I mean, counter spells are fine in the right dose. I think 4-6 counter spells in a deck is fine. You want to avoid the twenty-four counter spell deck where nothing’s ever on the table and it’s super frustrating and boring. For Mana Leak – I don’t think the fact that it was a counter spell was the problem. It’s just such an easy one to throw in to so many different decks. People are happier when they have something resolve. Take for example now, where things like Disdainful Stroke are getting played that allow people to counter a spell that matters but also not just counter everything. You can feel really powerful when you start countering the right things and keeping the board clear. I think for a while, around Tempest in the mid 90s, it was too easy. There were so many counter spells and they were so efficient compared to what people were trying to do to kill you that creating Draw-Go kind of archetypes where you’ll never resolve a single spell for the entire game was very very frustrating. Like I don’t mind if Caw-Blade was one of the good decks in standard but it was basically the only deck. So dominant. So over represented. That’s bad no matter what deck it is. I don’t care if it’s the coolest green creature or whatever deck, if sixty percent of the field is playing it there’s a problem. Magic gets boring fast when two out of three rounds is the same deck every time. You want to avoid that.
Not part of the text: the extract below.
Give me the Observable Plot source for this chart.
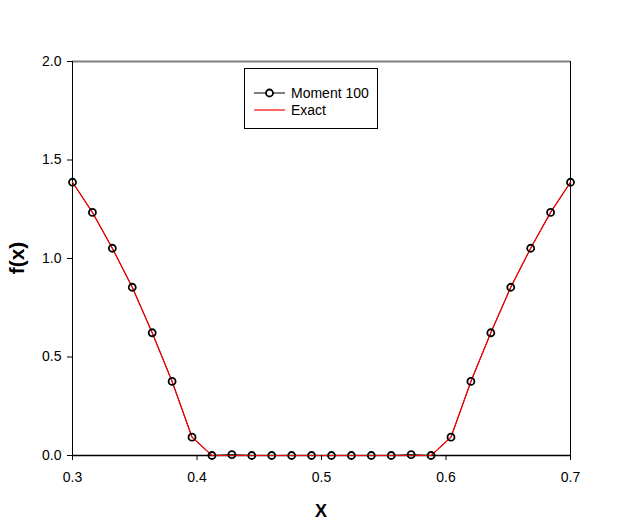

[Matt] Ok, that’s it for all the questions I had for you.
[Matt] The only thing that’s left to ask is, without any spoilers, what sort of things can we expect at the panel tomorrow?
[Aaron] We do have some preview cards, and some stuff we haven’t talked about at all yet. There’ll be something to get the internet all abuzz. Last year when I was here, at the same time Wizards was at the San Diego Comic Con panel, and it was basically the same panel, except for maybe two or three different cards in it. This one’s all new, constructed just for this event.